Washington Parish Sheriff Randy Seal has initiated two procedures aimed at recovering costs incurred by inmates in the parish jail due to their own actions.
The first procedure involves a formal disciplinary process for inmates who violate jail rules and regulation. Shortly after taking office, Sheriff Seal instituted a formal disciplinary process in the jail whereby inmates are given required due process in an administrative hearing when that inmate has taken any intentional action that results in a monetary loss for the Sheriff’s Office or the parish. Such actions range from destroying public property to vandalizing public property.
Inmates charged with such actions are given a hearing by a jail official to determine whether or not the inmate is guilty of any action that creates a monetary loss. This would include such actions as destroying a mattress, destroying clothing or linens, or intentionally clogging a toilet with paper, cellophane or any other object. If the inmate is found guilty in the administrative hearing, he/she is assessed a fine equal to the amount of damage the inmate caused. That amount then is deducted from any current or future funds in the inmate’s account.

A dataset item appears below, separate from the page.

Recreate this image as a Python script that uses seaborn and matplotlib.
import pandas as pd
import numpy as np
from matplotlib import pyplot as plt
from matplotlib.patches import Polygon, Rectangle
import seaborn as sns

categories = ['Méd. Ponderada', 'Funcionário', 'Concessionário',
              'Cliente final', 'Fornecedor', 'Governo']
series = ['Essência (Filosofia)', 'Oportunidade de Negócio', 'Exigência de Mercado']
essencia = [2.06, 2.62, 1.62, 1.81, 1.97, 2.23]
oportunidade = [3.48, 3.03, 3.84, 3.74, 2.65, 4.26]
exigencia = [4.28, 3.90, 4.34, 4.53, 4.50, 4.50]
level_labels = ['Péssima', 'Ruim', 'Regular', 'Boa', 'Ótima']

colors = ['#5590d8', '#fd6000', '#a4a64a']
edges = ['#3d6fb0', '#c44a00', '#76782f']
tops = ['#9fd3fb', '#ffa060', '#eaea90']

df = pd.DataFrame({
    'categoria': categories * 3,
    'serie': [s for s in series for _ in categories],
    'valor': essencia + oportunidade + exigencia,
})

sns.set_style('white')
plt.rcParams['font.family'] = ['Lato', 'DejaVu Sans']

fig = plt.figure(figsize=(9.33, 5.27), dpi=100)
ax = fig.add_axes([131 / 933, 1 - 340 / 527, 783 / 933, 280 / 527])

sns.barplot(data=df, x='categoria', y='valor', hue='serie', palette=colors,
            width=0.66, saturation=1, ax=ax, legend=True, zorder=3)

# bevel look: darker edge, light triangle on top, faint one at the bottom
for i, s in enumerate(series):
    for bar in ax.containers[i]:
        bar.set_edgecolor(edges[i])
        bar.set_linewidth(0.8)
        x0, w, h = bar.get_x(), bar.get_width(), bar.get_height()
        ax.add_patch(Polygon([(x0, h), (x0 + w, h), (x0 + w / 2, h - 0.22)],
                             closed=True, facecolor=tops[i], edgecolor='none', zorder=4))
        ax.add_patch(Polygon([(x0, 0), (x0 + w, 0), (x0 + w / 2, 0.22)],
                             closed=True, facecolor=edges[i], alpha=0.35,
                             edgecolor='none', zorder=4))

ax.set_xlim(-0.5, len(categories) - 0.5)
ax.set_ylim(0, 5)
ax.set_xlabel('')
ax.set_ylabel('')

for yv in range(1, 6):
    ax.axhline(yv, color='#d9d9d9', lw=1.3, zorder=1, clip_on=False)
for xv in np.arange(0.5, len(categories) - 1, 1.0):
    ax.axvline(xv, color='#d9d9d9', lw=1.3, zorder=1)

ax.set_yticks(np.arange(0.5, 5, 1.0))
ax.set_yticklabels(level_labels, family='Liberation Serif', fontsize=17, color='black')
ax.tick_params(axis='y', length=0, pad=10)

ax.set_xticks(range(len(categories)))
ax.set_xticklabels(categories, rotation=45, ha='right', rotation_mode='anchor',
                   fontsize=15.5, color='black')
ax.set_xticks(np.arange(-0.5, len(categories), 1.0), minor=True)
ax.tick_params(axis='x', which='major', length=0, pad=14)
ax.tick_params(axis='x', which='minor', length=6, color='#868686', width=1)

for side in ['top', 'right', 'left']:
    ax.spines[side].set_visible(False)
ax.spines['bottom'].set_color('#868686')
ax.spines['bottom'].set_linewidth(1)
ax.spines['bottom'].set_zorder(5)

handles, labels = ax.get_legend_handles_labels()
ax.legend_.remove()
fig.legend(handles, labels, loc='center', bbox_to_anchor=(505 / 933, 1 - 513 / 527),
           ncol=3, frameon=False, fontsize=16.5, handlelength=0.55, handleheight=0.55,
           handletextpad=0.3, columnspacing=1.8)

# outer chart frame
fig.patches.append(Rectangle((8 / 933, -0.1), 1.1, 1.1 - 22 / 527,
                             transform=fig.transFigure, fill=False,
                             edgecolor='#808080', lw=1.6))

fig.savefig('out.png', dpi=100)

A recent example involved the intentional clogging of a toilet with potato chip bags and other items which resulted in a plumber’s bill of $75. The three inmates housed in that cell were found guilty in an administrative hearing and assessed a penalty of $25 each to cover the cost of the plumbing bill.
According to the Attorney General’s Office, a second administrative procedure recently implemented by the Sheriff’s Office might be a first for the State of Louisiana. If an inmate’s intentional actions create an otherwise unnecessary expenditure for the Sheriff’s Office, that inmate is sued in the Third Ward Justice of the Peace Court for the amount of the expenditures. Once a judgment is entered, a lien or garnishment is placed against the inmate’s future earnings until the judgment is satisfied.
This procedure will be particularly effective for inmates who will serve a sentence with the Department of Corrections. Earnings as an inmate laborer, plus any funds placed on that inmate’s account from any source, will be subject to seizure for restitution to the Sheriff’s Office until the amount of the judgment is satisfied.
The first suit filed against an inmate demanded restitution from an inmate for intentional actions which created a financial expense for the Sheriff’s Office. A hearing was conducted before Justice of the Peace Billy W. Passman who subsequently issued a judgment for restitution to the Sheriff’s Office in the amount of $1,036.45. That particular inmate was convicted and sentenced is now in the custody of the Department of Corrections. Any future earnings from work programs or income from any other source will be utilized to satisfy the judgment.
Sheriff Randy Seal commented, “It is not fair for the taxpayers of Washington Parish to bear a financial burden caused by the intentional act of any inmate. Any person must be held accountable for their own actions, even inmates. If an inmate chooses to destroy public property or create an unnecessary expense for the Sheriff’s Office, he or she will be held accountable. It is simply an issue of fairness for the hardworking taxpayers of Washington Parish. Thus far, this is the only time we have had to sue an inmate. Hopefully, word is getting around that we will tolerate no foolish behavior from inmates. We have a professional jail staff which operates the jail in a constitutional manner and will hold inmates accountable for their behavior. They must remember that it is a parish jail, not a day camp.”